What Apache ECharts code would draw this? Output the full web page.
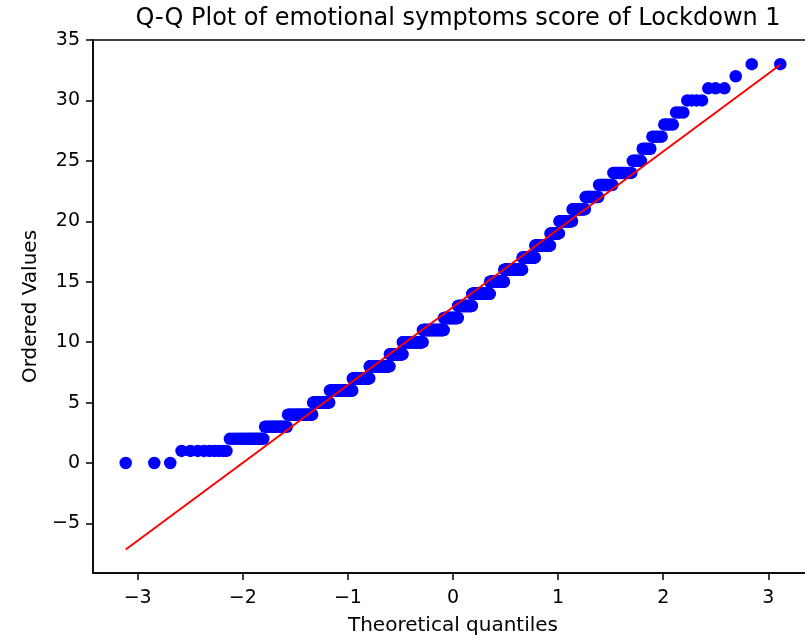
<!DOCTYPE html>
<html>
<head>
<meta charset="utf-8">
<script src="https://cdn.jsdelivr.net/npm/echarts@6/dist/echarts.min.js"></script>
<style>
html,body{margin:0;padding:0;background:#fff;}
#chart{width:805px;height:638px;}
</style>
</head>
<body>
<div id="chart"></div>
<script>
// Score values and how many respondents had each score
const scores = [0,1,2,3,4,5,6,7,8,9,10,11,12,13,14,15,16,17,18,19,20,21,22,23,24,25,26,27,28,29,30,31,32,33];
const counts = [3,9,15,16,25,22,37,33,45,32,53,59,40,40,49,37,44,28,30,16,21,18,16,14,15,6,5,5,4,3,4,3,1,2];
// fitted reference line (slope, intercept)
const fitSlope = 6.44;
const fitIntercept = 12.9;
const xTicks = [-3,-2,-1,0,1,2,3];
const yTicks = [-5,0,5,10,15,20,25,30,35];
const xRange = [-3.425, 3.425];
const yRange = [-9.1, 35.0];
const titleText = 'Q-Q Plot of emotional symptoms score of Lockdown 1';
const xName = 'Theoretical quantiles';
const yName = 'Ordered Values';

// Inverse standard normal CDF (Acklam)
function normInv(p){
  const a=[-3.969683028665376e+01,2.209460984245205e+02,-2.759285104469687e+02,1.383577518672690e+02,-3.066479806614716e+01,2.506628277459239e+00];
  const b=[-5.447609879822406e+01,1.615858368580409e+02,-1.556989798598866e+02,6.680131188771972e+01,-1.328068155288572e+01];
  const c=[-7.784894002430293e-03,-3.223964580411365e-01,-2.400758277161838e+00,-2.549732539343734e+00,4.374664141464968e+00,2.938163982698783e+00];
  const d=[7.784695709041462e-03,3.224671290700398e-01,2.445134137142996e+00,3.754408661907416e+00];
  const pl=0.02425, ph=1-pl;
  let q,r;
  if(p<pl){q=Math.sqrt(-2*Math.log(p));return (((((c[0]*q+c[1])*q+c[2])*q+c[3])*q+c[4])*q+c[5])/((((d[0]*q+d[1])*q+d[2])*q+d[3])*q+1);}
  if(p<=ph){q=p-0.5;r=q*q;return (((((a[0]*r+a[1])*r+a[2])*r+a[3])*r+a[4])*r+a[5])*q/(((((b[0]*r+b[1])*r+b[2])*r+b[3])*r+b[4])*r+1);}
  q=Math.sqrt(-2*Math.log(1-p));return -(((((c[0]*q+c[1])*q+c[2])*q+c[3])*q+c[4])*q+c[5])/((((d[0]*q+d[1])*q+d[2])*q+d[3])*q+1);
}

// ordered values
const ordered=[];
scores.forEach((s,i)=>{for(let k=0;k<counts[i];k++)ordered.push(s);});
const n=ordered.length;
// Filliben order statistic medians
const osm=[];
for(let i=1;i<=n;i++){
  let m;
  if(i===n) m=Math.pow(0.5,1/n);
  else if(i===1) m=1-Math.pow(0.5,1/n);
  else m=(i-0.3175)/(n+0.365);
  osm.push(normInv(m));
}
const pts=osm.map((x,i)=>[x,ordered[i]]);
const fitLine=[[osm[0],fitIntercept+fitSlope*osm[0]],[osm[n-1],fitIntercept+fitSlope*osm[n-1]]];

const FONT='DejaVu Sans';
const fmt=v=>String(v).replace('-','\u2212');
const chart=echarts.init(document.getElementById('chart'),null,{renderer:'canvas'});
chart.setOption({
  animation:false,
  backgroundColor:'#fff',
  title:{text:titleText,left:453,textAlign:'center',top:2,
    textStyle:{fontFamily:FONT,fontSize:24,fontWeight:'normal',color:'#000'}},
  grid:{left:93,top:40,width:720,height:533,containLabel:false,outerBoundsMode:'none',show:true,borderColor:'#000',borderWidth:1.5,backgroundColor:'transparent'},
  xAxis:{type:'value',min:xRange[0],max:xRange[1],
    name:xName,nameLocation:'middle',nameGap:43,
    nameTextStyle:{fontFamily:FONT,fontSize:20,color:'#000'},
    axisLine:{show:true,onZero:false,lineStyle:{color:'#000',width:1.5}},
    axisTick:{show:true,length:7,customValues:xTicks,lineStyle:{color:'#000',width:1.5}},
    axisLabel:{customValues:xTicks,margin:16,formatter:fmt,fontFamily:FONT,fontSize:19,color:'#000'},
    splitLine:{show:false}},
  yAxis:{type:'value',min:yRange[0],max:yRange[1],
    name:yName,nameLocation:'middle',nameGap:50,
    nameTextStyle:{fontFamily:FONT,fontSize:20,color:'#000'},
    axisLine:{show:true,onZero:false,lineStyle:{color:'#000',width:1.5}},
    axisTick:{show:true,length:7,customValues:yTicks,lineStyle:{color:'#000',width:1.5}},
    axisLabel:{customValues:yTicks,margin:13,formatter:fmt,fontFamily:FONT,fontSize:19,color:'#000'},
    splitLine:{show:false}},
  series:[
    {type:'scatter',data:pts,symbol:'circle',symbolSize:12.5,itemStyle:{color:'#0000ff',opacity:1},z:2},
    {type:'line',data:fitLine,showSymbol:false,symbol:'none',lineStyle:{color:'#ff0000',width:2},z:3}
  ]
});
</script>
</body>
</html>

TASK BRIEF: Without the pictures, transcribe the listing above exactly.

EXERCISE RESPONSE:
What Apache ECharts code would draw this? Output the full web page.
<!DOCTYPE html>
<html>
<head>
<meta charset="utf-8">
<script src="https://cdn.jsdelivr.net/npm/echarts@6/dist/echarts.min.js"></script>
<style>
html,body{margin:0;padding:0;background:#fff;}
#chart{width:805px;height:638px;}
</style>
</head>
<body>
<div id="chart"></div>
<script>
// Score values and how many respondents had each score
const scores = [0,1,2,3,4,5,6,7,8,9,10,11,12,13,14,15,16,17,18,19,20,21,22,23,24,25,26,27,28,29,30,31,32,33];
const counts = [3,9,15,16,25,22,37,33,45,32,53,59,40,40,49,37,44,28,30,16,21,18,16,14,15,6,5,5,4,3,4,3,1,2];
// fitted reference line (slope, intercept)
const fitSlope = 6.44;
const fitIntercept = 12.9;
const xTicks = [-3,-2,-1,0,1,2,3];
const yTicks = [-5,0,5,10,15,20,25,30,35];
const xRange = [-3.425, 3.425];
const yRange = [-9.1, 35.0];
const titleText = 'Q-Q Plot of emotional symptoms score of Lockdown 1';
const xName = 'Theoretical quantiles';
const yName = 'Ordered Values';

// Inverse standard normal CDF (Acklam)
function normInv(p){
  const a=[-3.969683028665376e+01,2.209460984245205e+02,-2.759285104469687e+02,1.383577518672690e+02,-3.066479806614716e+01,2.506628277459239e+00];
  const b=[-5.447609879822406e+01,1.615858368580409e+02,-1.556989798598866e+02,6.680131188771972e+01,-1.328068155288572e+01];
  const c=[-7.784894002430293e-03,-3.223964580411365e-01,-2.400758277161838e+00,-2.549732539343734e+00,4.374664141464968e+00,2.938163982698783e+00];
  const d=[7.784695709041462e-03,3.224671290700398e-01,2.445134137142996e+00,3.754408661907416e+00];
  const pl=0.02425, ph=1-pl;
  let q,r;
  if(p<pl){q=Math.sqrt(-2*Math.log(p));return (((((c[0]*q+c[1])*q+c[2])*q+c[3])*q+c[4])*q+c[5])/((((d[0]*q+d[1])*q+d[2])*q+d[3])*q+1);}
  if(p<=ph){q=p-0.5;r=q*q;return (((((a[0]*r+a[1])*r+a[2])*r+a[3])*r+a[4])*r+a[5])*q/(((((b[0]*r+b[1])*r+b[2])*r+b[3])*r+b[4])*r+1);}
  q=Math.sqrt(-2*Math.log(1-p));return -(((((c[0]*q+c[1])*q+c[2])*q+c[3])*q+c[4])*q+c[5])/((((d[0]*q+d[1])*q+d[2])*q+d[3])*q+1);
}

// ordered values
const ordered=[];
scores.forEach((s,i)=>{for(let k=0;k<counts[i];k++)ordered.push(s);});
const n=ordered.length;
// Filliben order statistic medians
const osm=[];
for(let i=1;i<=n;i++){
  let m;
  if(i===n) m=Math.pow(0.5,1/n);
  else if(i===1) m=1-Math.pow(0.5,1/n);
  else m=(i-0.3175)/(n+0.365);
  osm.push(normInv(m));
}
const pts=osm.map((x,i)=>[x,ordered[i]]);
const fitLine=[[osm[0],fitIntercept+fitSlope*osm[0]],[osm[n-1],fitIntercept+fitSlope*osm[n-1]]];

const FONT='DejaVu Sans';
const fmt=v=>String(v).replace('-','\u2212');
const chart=echarts.init(document.getElementById('chart'),null,{renderer:'canvas'});
chart.setOption({
  animation:false,
  backgroundColor:'#fff',
  title:{text:titleText,left:453,textAlign:'center',top:2,
    textStyle:{fontFamily:FONT,fontSize:24,fontWeight:'normal',color:'#000'}},
  grid:{left:93,top:40,width:720,height:533,containLabel:false,outerBoundsMode:'none',show:true,borderColor:'#000',borderWidth:1.5,backgroundColor:'transparent'},
  xAxis:{type:'value',min:xRange[0],max:xRange[1],
    name:xName,nameLocation:'middle',nameGap:43,
    nameTextStyle:{fontFamily:FONT,fontSize:20,color:'#000'},
    axisLine:{show:true,onZero:false,lineStyle:{color:'#000',width:1.5}},
    axisTick:{show:true,length:7,customValues:xTicks,lineStyle:{color:'#000',width:1.5}},
    axisLabel:{customValues:xTicks,margin:16,formatter:fmt,fontFamily:FONT,fontSize:19,color:'#000'},
    splitLine:{show:false}},
  yAxis:{type:'value',min:yRange[0],max:yRange[1],
    name:yName,nameLocation:'middle',nameGap:50,
    nameTextStyle:{fontFamily:FONT,fontSize:20,color:'#000'},
    axisLine:{show:true,onZero:false,lineStyle:{color:'#000',width:1.5}},
    axisTick:{show:true,length:7,customValues:yTicks,lineStyle:{color:'#000',width:1.5}},
    axisLabel:{customValues:yTicks,margin:13,formatter:fmt,fontFamily:FONT,fontSize:19,color:'#000'},
    splitLine:{show:false}},
  series:[
    {type:'scatter',data:pts,symbol:'circle',symbolSize:12.5,itemStyle:{color:'#0000ff',opacity:1},z:2},
    {type:'line',data:fitLine,showSymbol:false,symbol:'none',lineStyle:{color:'#ff0000',width:2},z:3}
  ]
});
</script>
</body>
</html>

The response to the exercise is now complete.